Für die Maler, die in kleinen Zusammenhängen rund ums Goetheanum und anderenorts (es gibt Skizzengruppen zu den Naturstimmungen in Finnland, Manhatten und Portland) mit den Skizzen Steiners arbeiten, ist es überraschend und erfreulich, eine Variation einer solchen im Museum zu sehen. Woher kommt diese Freude beim Anblick der kleinen, an sich eigentlich recht unspektakulären Zeichnung im Kunstmuseum? Und woher die Überraschung? 

Freude, weil die selbstverständliche Weise, in der sie daherkommt, das eigene Empfinden bestätigt, dass diesen Skizzen Steiners etwas grundlegend Natürliches, Evidentes zugrunde liegt. 

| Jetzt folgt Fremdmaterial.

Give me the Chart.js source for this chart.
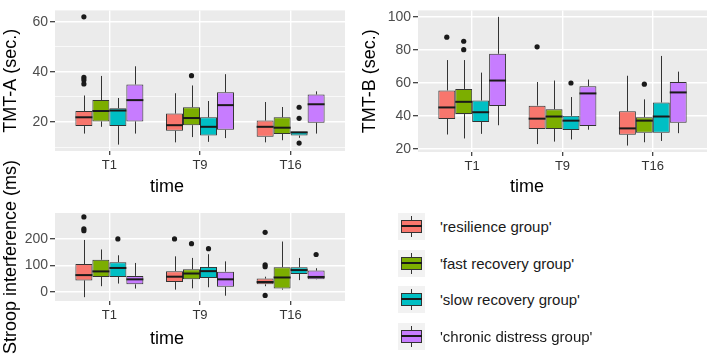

Überraschend ist es, eine solche Skizze im Museum zu sehen, weil dieser Teil von Steiners Werk noch immer nicht seinen Weg in die zeitgenössische Kunstwelt gefunden hat. Sind die Tafelzeichnungen, von Dahn und Stüttgen in den 90er-Jahren zur Kunst erklärt, mittlerweile ein selbstverständlicher Bestandteil selbst der Biennale, so finden dagegen die Pastell- und Aquarellskizzen Steiners noch immer wenig Beachtung. Dahn und Stüttgen legten ihr Augenmerk bei ihrem Besuch am Goetheanum auf die Wandtafelzeichnungen, obwohl Stüttgen in einem Kolloquium zu den Wandtafelzeichnungen auch die anderen Zeichnungen und Skulpturmodelle hervorhebt: «Ich war sehr beeindruckt von der künstlerischen Relevanz, die ich da sah.» Dass auch die anderen Zeichnungen Steiners einen bleibenden Eindruck auf die Künstler gemacht haben, sieht man nun an der kleinen Blau-Rot-Stimmung in Walter Dahns Ausstellung im Kunstmuseum Basel. Möglicherweise ist es nun an der Zeit, diese anderen Skizzen und Zeichnungen neu zu entdecken, sodass es irgendwann keine Überraschung mehr sein wird, aktuelle Studien von Steiners Naturstimmungen im Museum zu entdecken.